Written instruction.
Note each line that includes the word "document". Copy those lines.

Extracted data entries

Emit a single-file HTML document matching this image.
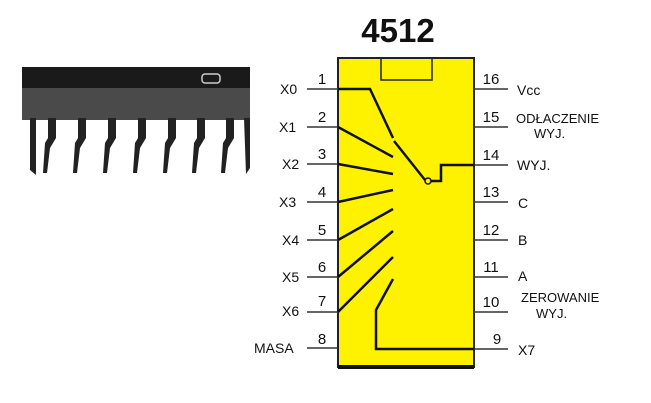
<!DOCTYPE html>
<html><head><meta charset="utf-8"><style>
html,body{margin:0;padding:0;background:#fff;}
svg{display:block}
text{font-family:"Liberation Sans",sans-serif;fill:#111}
</style></head><body>
<svg width="651" height="403" viewBox="0 0 651 403" xmlns="http://www.w3.org/2000/svg">
<rect width="651" height="403" fill="#fff"/>
<!-- photo of chip -->
<rect x="22" y="67" width="228" height="24" fill="#1a1a1a"/>
<rect x="22" y="88" width="228" height="32" fill="#4a4a4a"/>
<rect x="202" y="74" width="18" height="9" rx="3" fill="none" stroke="#ccc" stroke-width="1.5"/>
<g fill="#222">
<path d="M30 118 L30 170 L36 175 L36 118 Z"/>
<path d="M48 118 l8 0 l0 20 l-6 10 l-3 25 l-4 0 l2 -30 l3 -5 Z"/>
<path d="M78 118 l8 0 l0 20 l-6 10 l-3 25 l-4 0 l2 -30 l3 -5 Z"/>
<path d="M108 118 l8 0 l0 20 l-6 10 l-3 25 l-4 0 l2 -30 l3 -5 Z"/>
<path d="M138 118 l8 0 l0 20 l-6 10 l-3 25 l-4 0 l2 -30 l3 -5 Z"/>
<path d="M168 118 l8 0 l0 20 l-6 10 l-3 25 l-4 0 l2 -30 l3 -5 Z"/>
<path d="M197 118 l8 0 l0 20 l-6 10 l-3 25 l-4 0 l2 -30 l3 -5 Z"/>
<path d="M226 118 l8 0 l0 20 l-6 10 l-3 25 l-4 0 l2 -30 l3 -5 Z"/>
<path d="M244 118 l6 0 l0 50 l-4 6 Z"/>
</g>
<!-- title -->
<text x="398" y="42" font-size="33" font-weight="bold" text-anchor="middle">4512</text>
<!-- chip body -->
<rect x="338" y="58" width="136" height="309" fill="#fff200" stroke="#222" stroke-width="2"/>
<line x1="338" y1="367" x2="474" y2="367" stroke="#111" stroke-width="4"/>
<rect x="381" y="58" width="51" height="22" fill="none" stroke="#222" stroke-width="1.5"/>
<!-- pins -->
<g stroke="#333" stroke-width="1.5">
<line x1="307" y1="89" x2="338" y2="89"/><line x1="307" y1="127" x2="338" y2="127"/>
<line x1="307" y1="164" x2="338" y2="164"/><line x1="307" y1="202" x2="338" y2="202"/>
<line x1="307" y1="240" x2="338" y2="240"/><line x1="307" y1="277" x2="338" y2="277"/>
<line x1="307" y1="312" x2="338" y2="312"/><line x1="307" y1="348" x2="338" y2="348"/>
<line x1="474" y1="89" x2="508" y2="89"/><line x1="474" y1="127" x2="508" y2="127"/>
<line x1="474" y1="165" x2="508" y2="165"/><line x1="474" y1="202" x2="508" y2="202"/>
<line x1="474" y1="240" x2="508" y2="240"/><line x1="474" y1="277" x2="508" y2="277"/>
<line x1="474" y1="312" x2="508" y2="312"/><line x1="474" y1="349" x2="508" y2="349"/>
</g>
<!-- switch -->
<g stroke="#111" stroke-width="2.5" fill="none">
<polyline points="338,89 370,89 393,138"/>
<line x1="394" y1="141" x2="425" y2="180"/>
<polyline points="431,181 441,181 441,165 474,165"/>
<line x1="338" y1="127" x2="393" y2="157"/>
<line x1="338" y1="164" x2="393" y2="174"/>
<line x1="338" y1="202" x2="393" y2="190"/>
<line x1="338" y1="240" x2="393" y2="209"/>
<line x1="338" y1="277" x2="393" y2="231"/>
<line x1="338" y1="312" x2="393" y2="257"/>
<polyline points="393,279 376,310 376,349 474,349"/>
</g>
<circle cx="428" cy="181" r="3" fill="none" stroke="#111" stroke-width="1.5"/>
<!-- numbers -->
<g font-size="15" text-anchor="middle">
<text x="322" y="84">1</text><text x="322" y="122">2</text><text x="322" y="159">3</text>
<text x="322" y="197">4</text><text x="322" y="235">5</text><text x="322" y="272">6</text>
<text x="322" y="306">7</text><text x="322" y="344">8</text>
<text x="491" y="84">16</text><text x="491" y="122">15</text><text x="491" y="160">14</text>
<text x="491" y="197">13</text><text x="491" y="235">12</text><text x="491" y="272">11</text>
<text x="491" y="307">10</text><text x="497" y="344">9</text>
</g>
<g font-size="14">
<text x="280" y="94">X0</text><text x="279" y="132">X1</text><text x="282" y="169">X2</text>
<text x="279" y="207">X3</text><text x="282" y="245">X4</text><text x="282" y="282">X5</text>
<text x="282" y="316">X6</text><text x="254" y="353">MASA</text>
<text x="517" y="95">Vcc</text>
<text x="516" y="123" font-size="13">ODŁACZENIE</text><text x="534" y="138" font-size="13">WYJ.</text>
<text x="517" y="170">WYJ.</text>
<text x="518" y="208">C</text><text x="518" y="245">B</text><text x="518" y="281">A</text>
<text x="521" y="302" font-size="13">ZEROWANIE</text><text x="536" y="318" font-size="13">WYJ.</text>
<text x="518" y="355">X7</text>
</g>
</svg>
</body></html>
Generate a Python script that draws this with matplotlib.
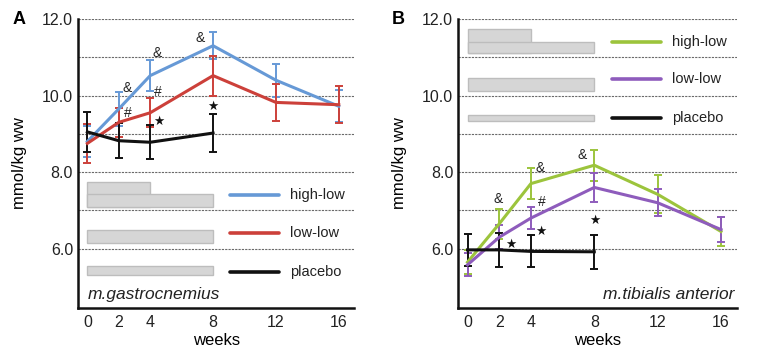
import numpy as np
import matplotlib.pyplot as plt
from matplotlib.patches import Rectangle

plt.rcParams["font.family"] = ["Liberation Sans", "DejaVu Sans"]

weeks = [0, 2, 4, 8, 12, 16]
weeks_placebo = [0, 2, 4, 8]

# panel A: m.gastrocnemius
a_high = [8.8, 9.65, 10.52, 11.3, 10.4, 9.72]
a_high_err = [0.4, 0.45, 0.4, 0.35, 0.43, 0.42]
a_low = [8.75, 9.3, 9.55, 10.52, 9.82, 9.76]
a_low_err = [0.5, 0.38, 0.38, 0.52, 0.48, 0.48]
a_plac = [9.05, 8.82, 8.78, 9.02]
a_plac_err = [0.52, 0.45, 0.45, 0.5]

# panel B: m.tibialis anterior
b_high = [5.65, 6.65, 7.7, 8.18, 7.42, 6.45]
b_high_err = [0.32, 0.4, 0.4, 0.4, 0.5, 0.37]
b_low = [5.58, 6.3, 6.8, 7.6, 7.2, 6.5]
b_low_err = [0.3, 0.32, 0.28, 0.38, 0.35, 0.33]
b_plac = [5.97, 5.97, 5.93, 5.92]
b_plac_err = [0.42, 0.45, 0.42, 0.45]

labels = ["high-low", "low-low", "placebo"]
colors_a = ["#6699d6", "#cc403a", "#111111"]
colors_b = ["#9cc43c", "#8e5cbc", "#111111"]

# annotations (text, x, y)
a_marks = [("&", 2.5, 10.2), ("&", 4.45, 11.12), ("&", 7.15, 11.5),
           ("#", 2.6, 9.55), ("#", 4.5, 10.1),
           ("★", 4.55, 9.33), ("★", 8.0, 9.72)]
b_marks = [("&", 1.95, 7.3), ("&", 4.6, 8.1), ("&", 7.25, 8.45),
           ("#", 4.7, 7.22),
           ("★", 2.75, 6.12), ("★", 4.65, 6.45), ("★", 8.05, 6.75)]

# dosing boxes: (x0, x1, y0, y1) and legend line heights
a_boxes = [(0, 4, 7.1, 7.73), (0, 8, 7.1, 7.43), (0, 8, 6.15, 6.5), (0, 8, 5.32, 5.54)]
a_leg_y = [7.41, 6.41, 5.38]
b_boxes = [(0, 4, 11.1, 11.73), (0, 8, 11.1, 11.41), (0, 8, 10.13, 10.47), (0, 8, 9.33, 9.5)]
b_leg_y = [11.41, 10.43, 9.41]


def draw_panel(ax, highs, lows, placs, colors, marks, boxes, leg_y, muscle, right_note):
    ax.set_xlim(-0.6, 17)
    ax.set_ylim(4.45, 12.0)
    for v in range(6, 13):
        ax.axhline(v, color="#6a6a6a", lw=0.8, ls=(0, (2, 1)), zorder=0)

    for (x0, x1, y0, y1) in boxes:
        ax.add_patch(Rectangle((x0, y0), x1 - x0, y1 - y0, facecolor="#d6d6d6",
                               edgecolor="#bdbdbd", lw=1, zorder=1))

    series = [(weeks, highs), (weeks, lows), (weeks_placebo, placs)]
    for (xs, (m, e)), c in zip(series, colors):
        ax.errorbar(xs, m, yerr=e, color=c, lw=2.2, elinewidth=1.4,
                    capsize=3, capthick=1.4, zorder=3)

    for (txt, x, y) in marks:
        if txt == "★":
            ax.text(x, y, txt, ha="center", va="center", fontsize=9,
                    family="DejaVu Sans", color="#111111", zorder=4)
        else:
            ax.text(x, y, txt, ha="center", va="center", fontsize=10,
                    color="#222222", zorder=4)

    for yl, c, lab in zip(leg_y, colors, labels):
        ax.plot([9.1, 12.2], [yl, yl], color=c, lw=2.6, solid_capstyle="round")
        ax.text(12.9, yl, lab, ha="left", va="center", fontsize=10.5, color="#222222")

    if right_note:
        ax.text(16.85, 4.8, muscle, ha="right", va="center", fontsize=12.5,
                style="italic", color="#222222")
    else:
        ax.text(0.0, 4.8, muscle, ha="left", va="center", fontsize=12.5,
                style="italic", color="#222222")

    ax.set_xticks(weeks)
    ax.set_yticks([6, 8, 10, 12])
    ax.set_yticklabels(["6.0", "8.0", "10.0", "12.0"])
    ax.tick_params(length=0, labelsize=11.5, labelcolor="#222222")
    ax.tick_params(axis="y", pad=3.5)
    ax.tick_params(axis="x", pad=5)
    for s in ["top", "right"]:
        ax.spines[s].set_visible(False)
    for s in ["left", "bottom"]:
        ax.spines[s].set_linewidth(1.8)
        ax.spines[s].set_color("#111111")
    ax.set_xlabel("weeks", fontsize=12, labelpad=2)
    ax.set_ylabel("mmol/kg ww", fontsize=12, labelpad=10.5)


fig = plt.figure(figsize=(7.64, 3.57), dpi=100)
ax1 = fig.add_axes([0.102, 0.137, 0.362, 0.81])
ax2 = fig.add_axes([0.5995, 0.137, 0.365, 0.81])

draw_panel(ax1, (a_high, a_high_err), (a_low, a_low_err), (a_plac, a_plac_err),
           colors_a, a_marks, a_boxes, a_leg_y, "m.gastrocnemius", False)
draw_panel(ax2, (b_high, b_high_err), (b_low, b_low_err), (b_plac, b_plac_err),
           colors_b, b_marks, b_boxes, b_leg_y, "m.tibialis anterior", True)

fig.text(19 / 764, 1 - 20 / 357, "A", fontsize=13, fontweight="bold", va="center", ha="center")
fig.text(398 / 764, 1 - 20 / 357, "B", fontsize=13, fontweight="bold", va="center", ha="center")

fig.savefig("out.png", dpi=100)
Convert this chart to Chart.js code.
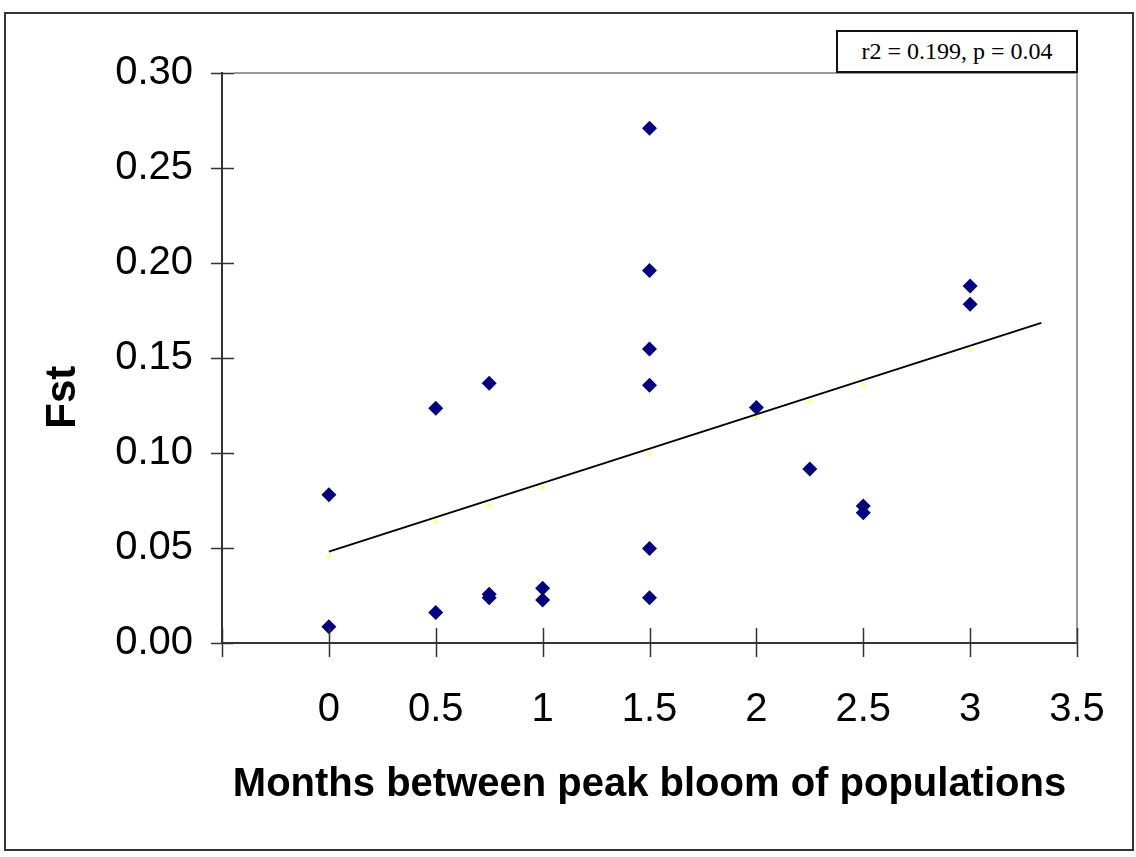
<!DOCTYPE html>
<html>
<head>
<meta charset="utf-8">
<script src="https://cdn.jsdelivr.net/npm/chart.js@4/dist/chart.umd.min.js"></script>
<style>
  html, body { margin: 0; padding: 0; background: #fff; }
  #wrap { position: relative; width: 1136px; height: 857px; }
  #frame {
    position: absolute; left: 4px; top: 12px; width: 1126px; height: 835px;
    border: 2px solid #333; pointer-events: none;
  }
  #stats {
    position: absolute; left: 836px; top: 30px; width: 238px; height: 39px;
    border: 2px solid #111; background: #fff;
    font: 24px "Liberation Serif", "Times New Roman", serif; color: #000;
    text-align: center; line-height: 39px;
  }
</style>
</head>
<body>
<div id="wrap">
  <canvas id="chart" width="1136" height="857"></canvas>
  <div id="frame"></div>
  <div id="stats">r2 = 0.199, p = 0.04</div>
</div>
<script>
// ─── Data ───────────────────────────────────────────────────

const months = [0, 0, 0.5, 0.5, 0.75, 0.75, 0.75, 1, 1,
  1.5, 1.5, 1.5, 1.5, 1.5, 1.5, 2, 2.25, 2.5, 2.5, 3, 3];
const fst = [0.078, 0.0085, 0.1235, 0.016, 0.1367, 0.0257, 0.0238, 0.0288, 0.0226,
  0.2709, 0.196, 0.1547, 0.1356, 0.0498, 0.0238, 0.124, 0.0916, 0.0721, 0.0686, 0.1879, 0.1783];

// predicted values (small yellow markers)
const predX = [0, 0.5, 0.75, 1, 1.5, 2, 2.25, 2.5, 3];
const predY = [0.0452, 0.0638, 0.0721, 0.0816, 0.0998, 0.1188, 0.127, 0.136, 0.1543];

// regression line end points
const trendX = [0, 3.333];
const trendY = [0.0481, 0.1685];

const xTicks = [-0.5, 0, 0.5, 1, 1.5, 2, 2.5, 3, 3.5];
const yTicks = [0, 0.05, 0.1, 0.15, 0.2, 0.25, 0.3];

const pts = (xs, ys) => xs.map((x, i) => ({ x, y: ys[i] }));

// ─── Crossing tick marks + plot border ──────────────────────

const axisMarks = {
  id: 'axisMarks',
  afterDatasetsDraw(chart) {
    const { ctx, chartArea: a, scales: { x, y } } = chart;
    ctx.save();
    ctx.strokeStyle = '#999';
    ctx.lineWidth = 2;
    ctx.beginPath();
    ctx.moveTo(a.left + 12, a.top);
    ctx.lineTo(a.right, a.top);
    ctx.lineTo(a.right, a.bottom);
    ctx.stroke();

    ctx.strokeStyle = '#333';
    ctx.lineWidth = 1.5;
    ctx.beginPath();
    yTicks.forEach(v => {
      const py = Math.round(y.getPixelForValue(v)) + 0.5;
      ctx.moveTo(a.left - 11, py);
      ctx.lineTo(a.left + 12, py);
    });
    xTicks.forEach(v => {
      const px = Math.round(x.getPixelForValue(v)) + 0.5;
      ctx.moveTo(px, a.bottom - 15);
      ctx.lineTo(px, a.bottom + 14);
    });
    ctx.stroke();
    ctx.restore();
  },
};

// ─── Chart ──────────────────────────────────────────────────

new Chart(document.getElementById('chart'), {
  data: {
    datasets: [
      {
        type: 'scatter',
        label: 'Fst',
        data: pts(months, fst),
        pointStyle: 'rectRot',
        pointRadius: 7.5,
        backgroundColor: '#000080',
        borderColor: '#000080',
        borderWidth: 0,
        order: 0,
      },
      {
        type: 'line',
        label: 'Trend',
        data: pts(trendX, trendY),
        borderColor: '#000',
        borderWidth: 2,
        pointRadius: 0,
        fill: false,
        order: 1,
      },
      {
        type: 'scatter',
        label: 'Predicted',
        data: pts(predX, predY),
        pointStyle: 'circle',
        pointRadius: 2.5,
        backgroundColor: '#ffff99',
        borderWidth: 0,
        order: 2,
      },
    ],
  },
  options: {
    responsive: false,
    animation: false,
    layout: { padding: { top: 73, right: 59, left: 0, bottom: 0 } },
    plugins: { legend: { display: false }, tooltip: { enabled: false } },
    scales: {
      x: {
        type: 'linear',
        min: -0.5,
        max: 3.5,
        afterBuildTicks: s => { s.ticks = xTicks.map(v => ({ value: v })); },
        afterFit: s => { s.height = 214; s.paddingLeft = 0; s.paddingRight = 0; },
        grid: { drawOnChartArea: false, drawTicks: false },
        border: { color: '#333', width: 2 },
        ticks: {
          padding: 43,
          color: '#000',
          font: { family: 'Liberation Sans, Arial, sans-serif', size: 40 },
          callback: v => (v < 0 ? '' : String(v)),
        },
        title: {
          display: true,
          text: 'Months between peak bloom of populations',
          color: '#000',
          font: { family: 'Liberation Sans, Arial, sans-serif', size: 40, weight: 'bold' },
          padding: { top: 0, bottom: 48 },
        },
      },
      y: {
        type: 'linear',
        min: 0,
        max: 0.3,
        afterBuildTicks: s => { s.ticks = yTicks.map(v => ({ value: v })); },
        afterFit: s => { s.width = 222; s.paddingTop = 0; s.paddingBottom = 0; },
        grid: { drawOnChartArea: false, drawTicks: false },
        border: { color: '#333', width: 2 },
        ticks: {
          padding: 29,
          color: '#000',
          font: { family: 'Liberation Sans, Arial, sans-serif', size: 40 },
          callback: v => v.toFixed(2),
        },
        title: {
          display: true,
          // trailing spaces push the rotated label below the axis centre, as in the original
          text: 'Fst      \u2009',
          color: '#000',
          font: { family: 'Liberation Sans, Arial, sans-serif', size: 42, weight: 'bold' },
          padding: { top: 38, bottom: 0 },
        },
      },
    },
  },
  plugins: [axisMarks],
});
</script>
</body>
</html>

Problem solution.
Emit a single-file HTML document matching this image.
new Chart(document.getElementById('chart'), {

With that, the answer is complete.